Северяне пошли в атаку прямо через гигантскую воронку, оставленную взрывом. Сцена, которая открылась их глазам, по словам одного из солдат, «была невыразимой». В яме валялись полузасыпанные землей пушки, стонали раненые, были разбросаны куски человеческих тел. Пороховой дым все еще сочился из трещин, придавая зрелищу подлинно инфернальный вид. Хотя первоначально Плезантс собирался использовать даже большее количество пороха, взрыв и так оказался слишком мощным. Кратер шестидесяти футов в диаметре и тридцати футов глубиной мешал наступающим северянам. Солдатам, которые попадали в него, приходилось выбираться на другую сторону, не имея под ногами иной опоры, кроме осыпающегося песка. И в результате плохо скоординированная атака захлебнулась у края гигантской воронки. Конфедераты подняли стволы своих орудий, чтобы навесным огнем поражать наступающих в яме.
Когда занялся рассвет летнего дня, одна из наиболее отвратительных сцен войны предстала во всей красе. В воронке временами было так тесно, что убитым некуда было падать, и они оставались стоять в сгрудившейся толпе — а сверху продолжали валиться снаряды мортир конфедератов.

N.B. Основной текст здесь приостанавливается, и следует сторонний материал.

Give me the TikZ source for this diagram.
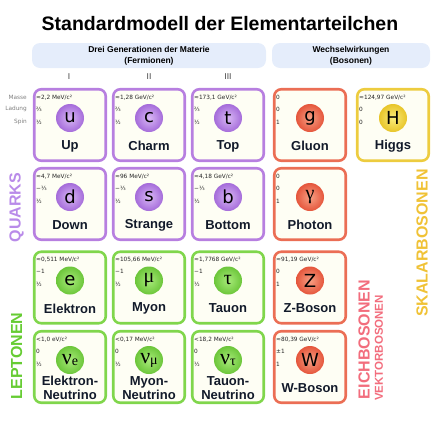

А затем началась контратака. «Этот день был торжеством демонов, имеющих человечье обличье, но лишенных души», — вспоминал один из солдат Конфедерации. Израсходовав патроны, бойцы с обеих сторон вынуждены были драться штыками и прикладами. Свирепая средневековая рукопашная снова вступила в свои права. Когда бой закончился, северяне недосчитались двух тысяч человек — вдвое больше, чем конфедераты.
«Это было самое горькое дело из всех, какие я только видел на этой войне», — писал позже Грант. Но генерал не был сентиментален: он сожалел не о потерях, а лишь об упущенной возможности прорвать линии противника.
На заре его истории порох считали порождением дьявола. Справедливость этого мнения неоднократно подтверждалась в ходе истории: люди с успехом использовали это взрывчатое вещество, чтобы устроить настоящий ад на земле. Одной из иллюстраций того, насколько жутким стало огнестрельное сражение в XIX столетии, была битва, произошедшая под Геттисбергом, штат Пенсильвания, в первые три дня июля 1863 года. Генерал Роберт Ли снова вселил надежду в сердца южан, когда в поисках решающей победы перенес боевые действия на территорию Севера. Две армии почти случайно встретились недалеко от патриархального университетского городка, куда конфедераты выслали отряд, чтобы раздобыть обувь, в которой отчаянно нуждались. В первый день северяне укрепились на протяженном Кладбищенском хребте к югу от города. Их позиция и на левом, и на правом фланге опиралась на холмы. На второй день Ли бросил свои силы в атаку сразу в нескольких местах этой позиции, и ему почти удалось прорваться. На третий день обе армии, разделенные милей открытого поля, стояли на своих позициях, с ненавистью глядя друг на друга. С наступлением утра перестрелка на правом фланге северян стихла, и глубокая тишина воцарилась вокруг. Где-то с час или чуть больше единственным врагом, с которым приходилось бороться солдатам с обеих сторон, был все усиливающийся летний зной.